# Graciela Casillas and hwa rang do



## mystic warrior (Aug 20, 2007)

I was wondering if some one could pm me or let me know what happened to her and why she is not in hwa rang do anymore.
thanks


----------



## shesulsa (Aug 20, 2007)

mystic warrior said:


> I was wondering if some one could pm me or let me know what happened to her and why she is not in hwa rang do anymore.
> thanks


Wow. She took that too?


----------



## mystic warrior (Aug 21, 2007)

ya from what I hear or have read  she might be a former black sash. 
I am not sure though.


----------



## MarkBarlow (Aug 21, 2007)

The last I heard, she was teaching with her husband, Ernie Boggs, at their school in Nitro, W. Virginia.  She's heavily involved with Sport Jujutsu but still trains with various styles.  I don't know how active it is but she founded her own style, Shin Chun do.


----------



## shesulsa (Aug 21, 2007)

If she was a WHRDA black sash, she's not listed on the WHRDA website.


----------



## mystic warrior (Aug 21, 2007)

Sorry my bad
I did some home work and found out that she was a red belt then went to kenpo.
She said the she liked the art but that kenpos training style was more real.
I found her statement in a old inside kung fu article online.


----------



## Kuk Sa Nim (Sep 26, 2007)

I was pretty good friends with Grace for a while there. She left for the same reasons that so many older generation (and maybe new generations too) students have left. Never good. 
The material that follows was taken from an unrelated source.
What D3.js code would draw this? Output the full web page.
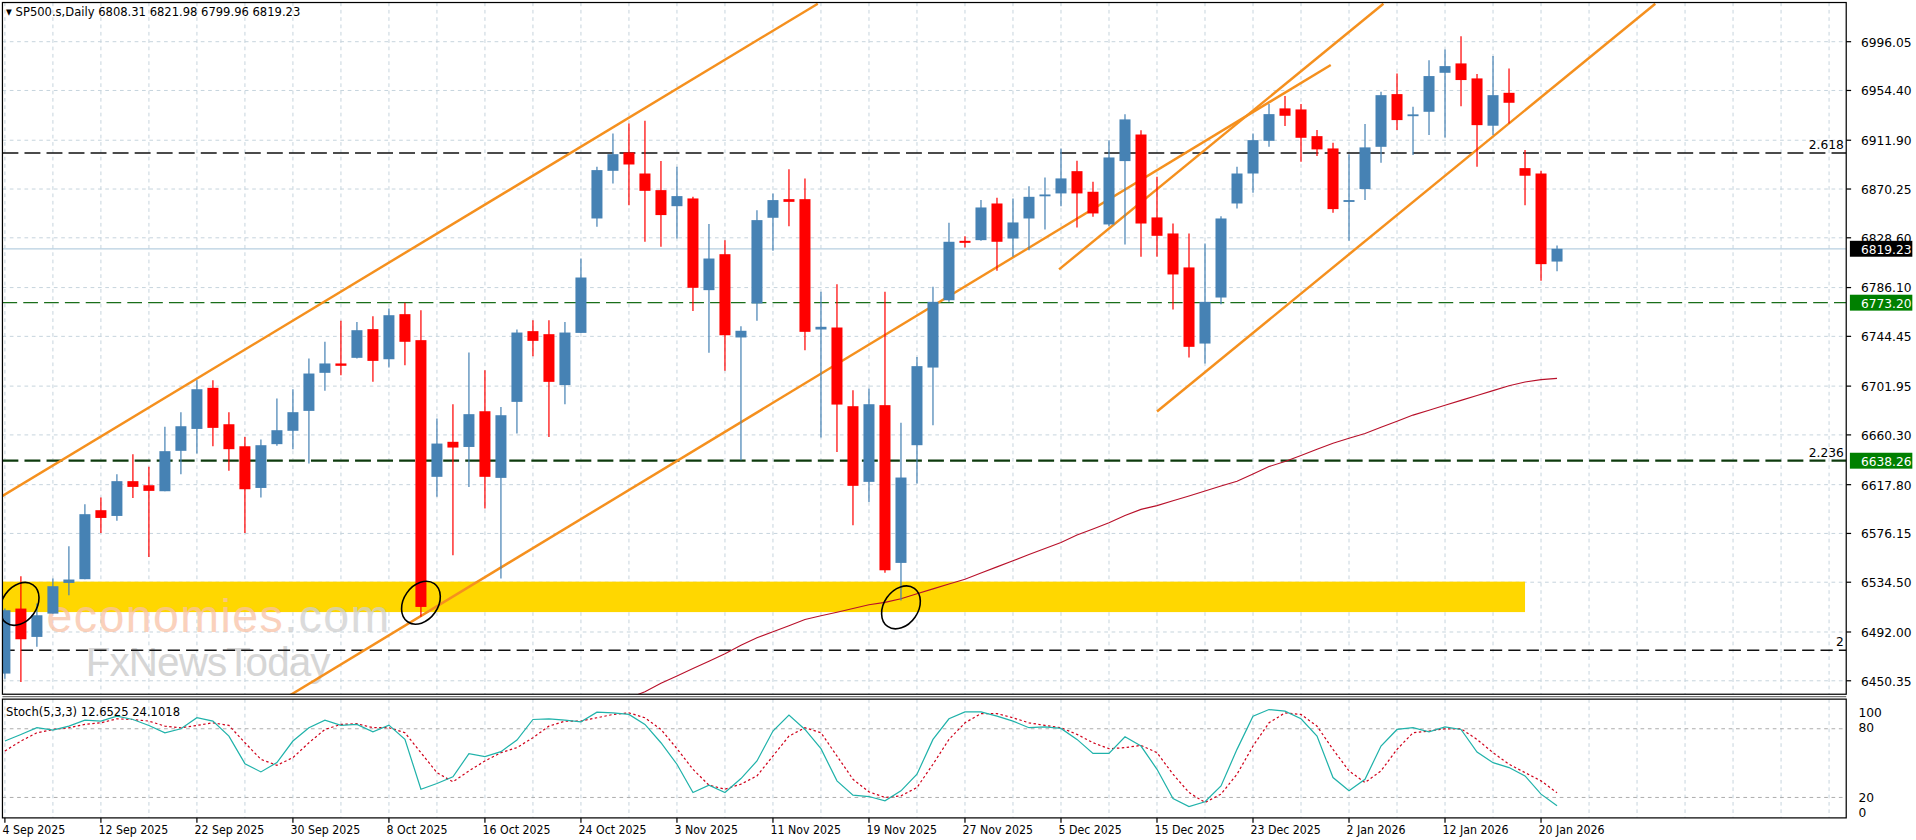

She is an incredibly gifted and accomplished martial artist. She is a fantastic technician and awesome teacher. Not to forget her trailblazing fighting skills.


----------



## mystic warrior (Oct 1, 2007)

Hi sir
long time no see on the forum
Hope to see more of ya.


----------



## hwarang_do_adam (Oct 9, 2007)

i guess if u gotta go u gotta go


----------